## Exercise goal:
Everything from the first line down to the line containing "W, H = 1080 - 2 * OFF, 1527 - 2 * OFF" is to be retyped exactly, both ends included, with pictures left out.

## Recorded data:
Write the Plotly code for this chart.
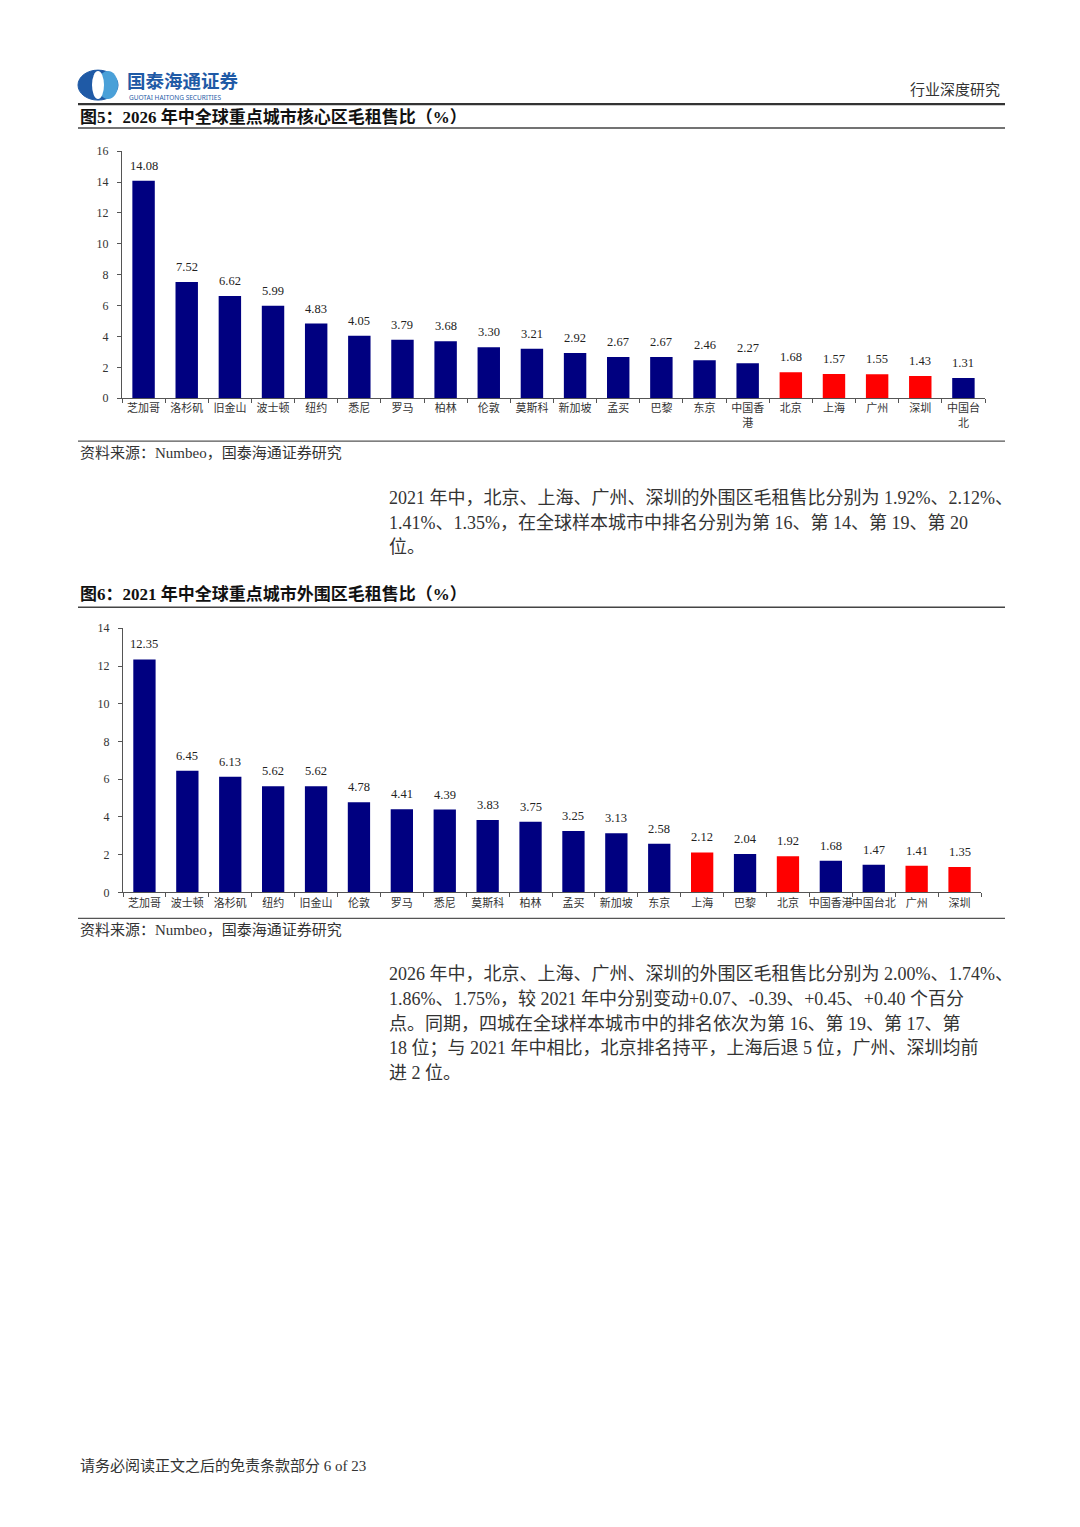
import plotly.graph_objects as go

# 图5 数据（2026 年中，核心区）
cities_core = ["芝加哥", "洛杉矶", "旧金山", "波士顿", "纽约", "悉尼", "罗马", "柏林", "伦敦", "莫斯科",
               "新加坡", "孟买", "巴黎", "东京", "中国香<br>港", "北京", "上海", "广州", "深圳", "中国台<br>北"]
ratio_core = [14.08, 7.52, 6.62, 5.99, 4.83, 4.05, 3.79, 3.68, 3.30, 3.21,
              2.92, 2.67, 2.67, 2.46, 2.27, 1.68, 1.57, 1.55, 1.43, 1.31]

# 图6 数据（2021 年中，外围区）
cities_outer = ["芝加哥", "波士顿", "洛杉矶", "纽约", "旧金山", "伦敦", "罗马", "悉尼", "莫斯科", "柏林",
                "孟买", "新加坡", "东京", "上海", "巴黎", "北京", "中国香港", "中国台北", "广州", "深圳"]
ratio_outer = [12.35, 6.45, 6.13, 5.62, 5.62, 4.78, 4.41, 4.39, 3.83, 3.75,
               3.25, 3.13, 2.58, 2.12, 2.04, 1.92, 1.68, 1.47, 1.41, 1.35]

highlight = ["北京", "上海", "广州", "深圳"]

NAVY = "#000080"
RED = "#ff0000"
SERIF = "Liberation Serif, Noto Sans CJK SC"
# the page body keeps an 8px margin, so the figure is a bit smaller than the window
OFF = 8
W, H = 1080 - 2 * OFF, 1527 - 2 * OFF


# positions below (pixels from top-left);
# small correction for how the page ends up in the screenshot
def px(x):
    return (x - OFF) / W


def py(y):
    y = (y - 7) / 0.9904
    return 1 - (y - OFF) / H


def colors(names):
    return [RED if n in highlight else NAVY for n in names]


fig = go.Figure()

fig.add_trace(go.Bar(
    x=cities_core, y=ratio_core, marker_color=colors(cities_core), marker_line_width=0,
    xaxis="x", yaxis="y",
))
fig.add_trace(go.Bar(
    x=cities_outer, y=ratio_outer, marker_color=colors(cities_outer), marker_line_width=0,
    xaxis="x2", yaxis="y2",
))

# 数据标签
for names, vals, xr, yr in [(cities_core, ratio_core, "x", "y"), (cities_outer, ratio_outer, "x2", "y2")]:
    for n, v in zip(names, vals):
        fig.add_annotation(x=n, y=v, xref=xr, yref=yr, text=f"{v:.2f}", showarrow=False,
                           yanchor="middle", yshift=15, font=dict(family=SERIF, size=12.5, color="#222"))

xax = dict(showline=True, linecolor="#555", linewidth=1, ticks="outside", tickson="boundaries",
           ticklen=4, tickcolor="#555", tickfont=dict(family=SERIF, size=11, color="#333"),
           tickangle=0, showgrid=False, fixedrange=True)
yax = dict(showline=True, linecolor="#555", linewidth=1, ticks="outside", ticklen=4, tickcolor="#555",
           dtick=2, tickfont=dict(family=SERIF, size=12, color="#333"), showgrid=False, zeroline=False,
           ticklabelstandoff=6, fixedrange=True)

fig.update_layout(
    width=W, height=H, margin=dict(l=0, r=0, t=0, b=0),
    paper_bgcolor="white", plot_bgcolor="white", showlegend=False, bargap=0.48,
    xaxis=dict(xax, domain=[px(122), px(985)], anchor="y"),
    yaxis=dict(yax, domain=[py(398), py(151)], range=[0, 16], anchor="x"),
    xaxis2=dict(xax, domain=[px(123), px(981)], anchor="y2"),
    yaxis2=dict(yax, domain=[py(892), py(628)], range=[0, 14], anchor="x2"),
)

# 页面线条
lines = [(104, 2.2, "#333"), (128, 1.5, "#444"), (441, 1.2, "#555"), (607, 1.5, "#444"), (918, 1.2, "#555")]
for y, w, c in lines:
    fig.add_shape(type="line", xref="paper", yref="paper", x0=px(78), x1=px(1005), y0=py(y), y1=py(y),
                  line=dict(color=c, width=w))

# 标志
fig.add_shape(type="circle", xref="paper", yref="paper", x0=px(78), x1=px(118), y0=py(100), y1=py(70),
              fillcolor="#1f5aa6", line=dict(color="#1f5aa6", width=1))
fig.add_shape(type="circle", xref="paper", yref="paper", x0=px(98), x1=px(118), y0=py(99), y1=py(71),
              fillcolor="#4aa0d8", line=dict(width=0))
fig.add_shape(type="circle", xref="paper", yref="paper", x0=px(92), x1=px(104), y0=py(99), y1=py(71),
              fillcolor="white", line=dict(width=0))


def note(x, y, s, size=16, bold=False, color="#222", anchor="left", family=SERIF):
    fig.add_annotation(x=px(x), y=py(y), xref="paper", yref="paper", text=f"<b>{s}</b>" if bold else s,
                       showarrow=False, xanchor=anchor, yanchor="middle",
                       font=dict(family=family, size=size, color=color))


note(125, 80, "国泰海通证券", size=18.5, bold=True, color="#1f5aa6", family="Noto Sans CJK SC")
note(127, 97, "GUOTAI HAITONG SECURITIES", size=6.5, color="#1f5aa6", family="Noto Sans")
note(1002, 90, "行业深度研究", size=15, anchor="right", color="#333")

note(78, 117, "图5：2026 年中全球重点城市核心区毛租售比（%）", size=17, bold=True, color="#111")
note(78, 453, "资料来源：Numbeo，国泰海通证券研究", size=15, color="#333")

para1 = [
    "2021 年中，北京、上海、广州、深圳的外围区毛租售比分别为 1.92%、2.12%、",
    "1.41%、1.35%，在全球样本城市中排名分别为第 16、第 14、第 19、第 20",
    "位。",
]
for i, s in enumerate(para1):
    note(387, 498 + i * 24.5, s, size=18, color="#333")

note(78, 594, "图6：2021 年中全球重点城市外围区毛租售比（%）", size=17, bold=True, color="#111")
note(78, 930, "资料来源：Numbeo，国泰海通证券研究", size=15, color="#333")

para2 = [
    "2026 年中，北京、上海、广州、深圳的外围区毛租售比分别为 2.00%、1.74%、",
    "1.86%、1.75%，较 2021 年中分别变动+0.07、-0.39、+0.45、+0.40 个百分",
    "点。同期，四城在全球样本城市中的排名依次为第 16、第 19、第 17、第",
    "18 位；与 2021 年中相比，北京排名持平，上海后退 5 位，广州、深圳均前",
    "进 2 位。",
]
for i, s in enumerate(para2):
    note(387, 974 + i * 24.6, s, size=18, color="#333")

note(78, 1465, "请务必阅读正文之后的免责条款部分 6 of 23", size=15, color="#333")

fig.write_html("out.html")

## Worked answer:
Write the Plotly code for this chart.
import plotly.graph_objects as go

# 图5 数据（2026 年中，核心区）
cities_core = ["芝加哥", "洛杉矶", "旧金山", "波士顿", "纽约", "悉尼", "罗马", "柏林", "伦敦", "莫斯科",
               "新加坡", "孟买", "巴黎", "东京", "中国香<br>港", "北京", "上海", "广州", "深圳", "中国台<br>北"]
ratio_core = [14.08, 7.52, 6.62, 5.99, 4.83, 4.05, 3.79, 3.68, 3.30, 3.21,
              2.92, 2.67, 2.67, 2.46, 2.27, 1.68, 1.57, 1.55, 1.43, 1.31]

# 图6 数据（2021 年中，外围区）
cities_outer = ["芝加哥", "波士顿", "洛杉矶", "纽约", "旧金山", "伦敦", "罗马", "悉尼", "莫斯科", "柏林",
                "孟买", "新加坡", "东京", "上海", "巴黎", "北京", "中国香港", "中国台北", "广州", "深圳"]
ratio_outer = [12.35, 6.45, 6.13, 5.62, 5.62, 4.78, 4.41, 4.39, 3.83, 3.75,
               3.25, 3.13, 2.58, 2.12, 2.04, 1.92, 1.68, 1.47, 1.41, 1.35]

highlight = ["北京", "上海", "广州", "深圳"]

NAVY = "#000080"
RED = "#ff0000"
SERIF = "Liberation Serif, Noto Sans CJK SC"
# the page body keeps an 8px margin, so the figure is a bit smaller than the window
OFF = 8
W, H = 1080 - 2 * OFF, 1527 - 2 * OFF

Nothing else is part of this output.